### Work to do
All lines below must be repeated exactly, with the pictures omitted.

### Data excerpt
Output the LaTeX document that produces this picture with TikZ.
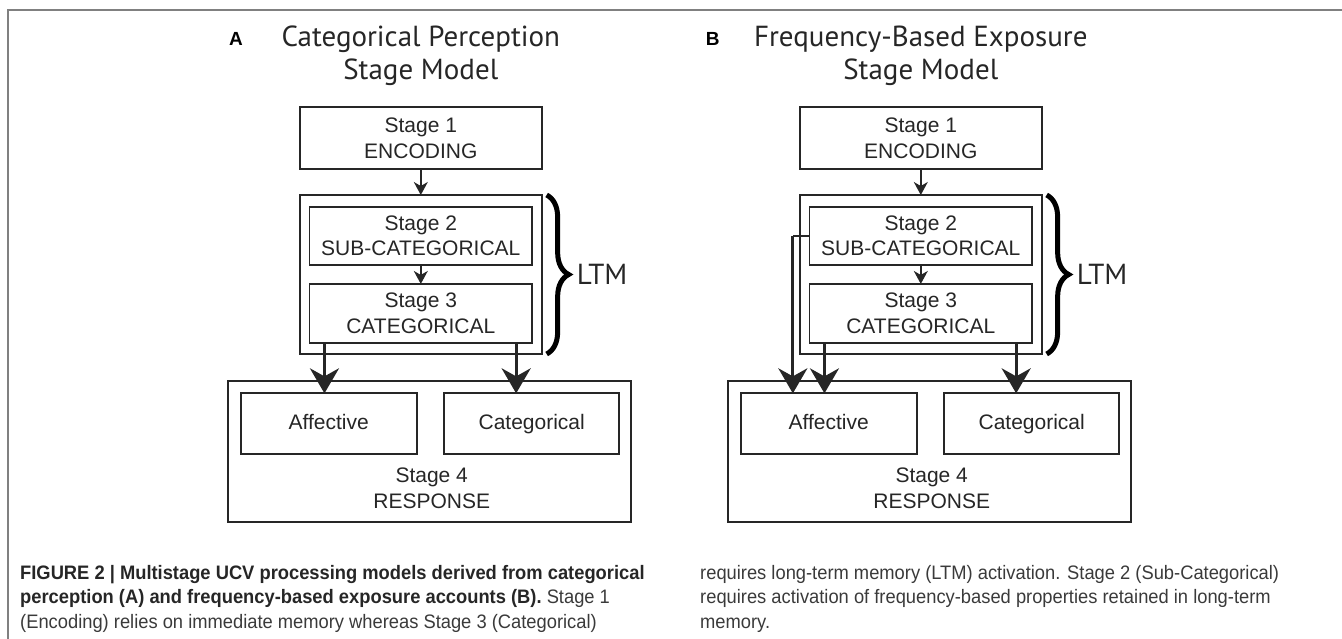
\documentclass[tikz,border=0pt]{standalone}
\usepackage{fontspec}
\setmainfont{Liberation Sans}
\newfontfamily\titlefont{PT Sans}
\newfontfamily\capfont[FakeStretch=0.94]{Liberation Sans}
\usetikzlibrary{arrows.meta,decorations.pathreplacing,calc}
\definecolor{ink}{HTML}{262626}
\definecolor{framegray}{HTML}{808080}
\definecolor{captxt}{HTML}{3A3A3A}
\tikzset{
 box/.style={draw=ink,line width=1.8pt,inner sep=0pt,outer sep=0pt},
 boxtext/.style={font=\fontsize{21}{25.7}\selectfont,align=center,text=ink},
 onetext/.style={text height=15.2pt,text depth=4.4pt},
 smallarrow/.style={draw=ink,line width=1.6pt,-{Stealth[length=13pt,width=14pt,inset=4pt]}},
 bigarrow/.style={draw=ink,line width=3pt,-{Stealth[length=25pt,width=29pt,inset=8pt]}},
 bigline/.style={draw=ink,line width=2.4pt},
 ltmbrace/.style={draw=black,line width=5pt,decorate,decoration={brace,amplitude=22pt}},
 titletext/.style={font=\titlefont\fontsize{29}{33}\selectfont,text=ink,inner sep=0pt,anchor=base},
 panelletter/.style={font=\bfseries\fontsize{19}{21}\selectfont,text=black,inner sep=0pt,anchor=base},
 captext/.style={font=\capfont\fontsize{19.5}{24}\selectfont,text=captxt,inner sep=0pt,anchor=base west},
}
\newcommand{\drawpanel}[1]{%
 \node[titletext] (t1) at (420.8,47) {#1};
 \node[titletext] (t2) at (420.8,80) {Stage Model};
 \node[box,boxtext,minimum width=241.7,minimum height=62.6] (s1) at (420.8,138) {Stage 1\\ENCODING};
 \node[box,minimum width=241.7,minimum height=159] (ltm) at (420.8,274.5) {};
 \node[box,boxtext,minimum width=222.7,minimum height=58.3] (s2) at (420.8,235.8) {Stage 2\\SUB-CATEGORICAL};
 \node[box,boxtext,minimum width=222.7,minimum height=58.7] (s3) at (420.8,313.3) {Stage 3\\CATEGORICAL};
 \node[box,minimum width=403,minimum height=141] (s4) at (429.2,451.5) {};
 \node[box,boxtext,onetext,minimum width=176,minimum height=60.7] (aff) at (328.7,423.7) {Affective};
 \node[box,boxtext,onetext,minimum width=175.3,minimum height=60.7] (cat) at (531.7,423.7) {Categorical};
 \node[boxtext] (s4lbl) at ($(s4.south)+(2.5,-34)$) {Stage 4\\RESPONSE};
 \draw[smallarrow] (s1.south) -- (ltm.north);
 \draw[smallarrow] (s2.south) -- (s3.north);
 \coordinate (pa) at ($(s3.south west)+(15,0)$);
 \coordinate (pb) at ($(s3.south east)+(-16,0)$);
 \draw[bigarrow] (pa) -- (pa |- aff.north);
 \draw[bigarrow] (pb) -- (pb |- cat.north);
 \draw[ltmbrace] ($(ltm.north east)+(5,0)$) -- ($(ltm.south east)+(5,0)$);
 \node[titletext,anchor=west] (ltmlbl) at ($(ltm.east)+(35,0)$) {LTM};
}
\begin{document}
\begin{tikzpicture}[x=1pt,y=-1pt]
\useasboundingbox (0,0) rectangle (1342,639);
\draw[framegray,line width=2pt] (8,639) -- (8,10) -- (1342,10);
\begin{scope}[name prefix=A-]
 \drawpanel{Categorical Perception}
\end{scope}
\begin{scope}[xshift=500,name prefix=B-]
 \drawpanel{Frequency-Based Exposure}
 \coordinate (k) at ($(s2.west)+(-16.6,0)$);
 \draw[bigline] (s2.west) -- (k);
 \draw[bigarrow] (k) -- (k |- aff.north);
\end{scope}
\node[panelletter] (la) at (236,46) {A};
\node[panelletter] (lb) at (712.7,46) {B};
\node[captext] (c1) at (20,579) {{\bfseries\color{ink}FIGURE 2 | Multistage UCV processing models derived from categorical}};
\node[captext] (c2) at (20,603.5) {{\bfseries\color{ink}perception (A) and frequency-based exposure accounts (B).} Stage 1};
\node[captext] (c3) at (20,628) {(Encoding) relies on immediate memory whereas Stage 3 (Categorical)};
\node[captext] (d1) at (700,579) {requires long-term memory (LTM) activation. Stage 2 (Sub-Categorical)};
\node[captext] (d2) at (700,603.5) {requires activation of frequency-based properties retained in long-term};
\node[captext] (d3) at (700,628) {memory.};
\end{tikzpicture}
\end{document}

### Response to the task
Output the LaTeX document that produces this picture with TikZ.
\documentclass[tikz,border=0pt]{standalone}
\usepackage{fontspec}
\setmainfont{Liberation Sans}
\newfontfamily\titlefont{PT Sans}
\newfontfamily\capfont[FakeStretch=0.94]{Liberation Sans}
\usetikzlibrary{arrows.meta,decorations.pathreplacing,calc}
\definecolor{ink}{HTML}{262626}
\definecolor{framegray}{HTML}{808080}
\definecolor{captxt}{HTML}{3A3A3A}
\tikzset{
 box/.style={draw=ink,line width=1.8pt,inner sep=0pt,outer sep=0pt},
 boxtext/.style={font=\fontsize{21}{25.7}\selectfont,align=center,text=ink},
 onetext/.style={text height=15.2pt,text depth=4.4pt},
 smallarrow/.style={draw=ink,line width=1.6pt,-{Stealth[length=13pt,width=14pt,inset=4pt]}},
 bigarrow/.style={draw=ink,line width=3pt,-{Stealth[length=25pt,width=29pt,inset=8pt]}},
 bigline/.style={draw=ink,line width=2.4pt},
 ltmbrace/.style={draw=black,line width=5pt,decorate,decoration={brace,amplitude=22pt}},
 titletext/.style={font=\titlefont\fontsize{29}{33}\selectfont,text=ink,inner sep=0pt,anchor=base},
 panelletter/.style={font=\bfseries\fontsize{19}{21}\selectfont,text=black,inner sep=0pt,anchor=base},
 captext/.style={font=\capfont\fontsize{19.5}{24}\selectfont,text=captxt,inner sep=0pt,anchor=base west},
}
\newcommand{\drawpanel}[1]{%
 \node[titletext] (t1) at (420.8,47) {#1};
 \node[titletext] (t2) at (420.8,80) {Stage Model};
 \node[box,boxtext,minimum width=241.7,minimum height=62.6] (s1) at (420.8,138) {Stage 1\\ENCODING};
 \node[box,minimum width=241.7,minimum height=159] (ltm) at (420.8,274.5) {};
 \node[box,boxtext,minimum width=222.7,minimum height=58.3] (s2) at (420.8,235.8) {Stage 2\\SUB-CATEGORICAL};
 \node[box,boxtext,minimum width=222.7,minimum height=58.7] (s3) at (420.8,313.3) {Stage 3\\CATEGORICAL};
 \node[box,minimum width=403,minimum height=141] (s4) at (429.2,451.5) {};
 \node[box,boxtext,onetext,minimum width=176,minimum height=60.7] (aff) at (328.7,423.7) {Affective};
 \node[box,boxtext,onetext,minimum width=175.3,minimum height=60.7] (cat) at (531.7,423.7) {Categorical};
 \node[boxtext] (s4lbl) at ($(s4.south)+(2.5,-34)$) {Stage 4\\RESPONSE};
 \draw[smallarrow] (s1.south) -- (ltm.north);
 \draw[smallarrow] (s2.south) -- (s3.north);
 \coordinate (pa) at ($(s3.south west)+(15,0)$);
 \coordinate (pb) at ($(s3.south east)+(-16,0)$);
 \draw[bigarrow] (pa) -- (pa |- aff.north);
 \draw[bigarrow] (pb) -- (pb |- cat.north);
 \draw[ltmbrace] ($(ltm.north east)+(5,0)$) -- ($(ltm.south east)+(5,0)$);
 \node[titletext,anchor=west] (ltmlbl) at ($(ltm.east)+(35,0)$) {LTM};
}
\begin{document}
\begin{tikzpicture}[x=1pt,y=-1pt]
\useasboundingbox (0,0) rectangle (1342,639);
\draw[framegray,line width=2pt] (8,639) -- (8,10) -- (1342,10);
\begin{scope}[name prefix=A-]
 \drawpanel{Categorical Perception}
\end{scope}
\begin{scope}[xshift=500,name prefix=B-]
 \drawpanel{Frequency-Based Exposure}
 \coordinate (k) at ($(s2.west)+(-16.6,0)$);
 \draw[bigline] (s2.west) -- (k);
 \draw[bigarrow] (k) -- (k |- aff.north);
\end{scope}
\node[panelletter] (la) at (236,46) {A};
\node[panelletter] (lb) at (712.7,46) {B};
\node[captext] (c1) at (20,579) {{\bfseries\color{ink}FIGURE 2 | Multistage UCV processing models derived from categorical}};
\node[captext] (c2) at (20,603.5) {{\bfseries\color{ink}perception (A) and frequency-based exposure accounts (B).} Stage 1};
\node[captext] (c3) at (20,628) {(Encoding) relies on immediate memory whereas Stage 3 (Categorical)};
\node[captext] (d1) at (700,579) {requires long-term memory (LTM) activation. Stage 2 (Sub-Categorical)};
\node[captext] (d2) at (700,603.5) {requires activation of frequency-based properties retained in long-term};
\node[captext] (d3) at (700,628) {memory.};
\end{tikzpicture}
\end{document}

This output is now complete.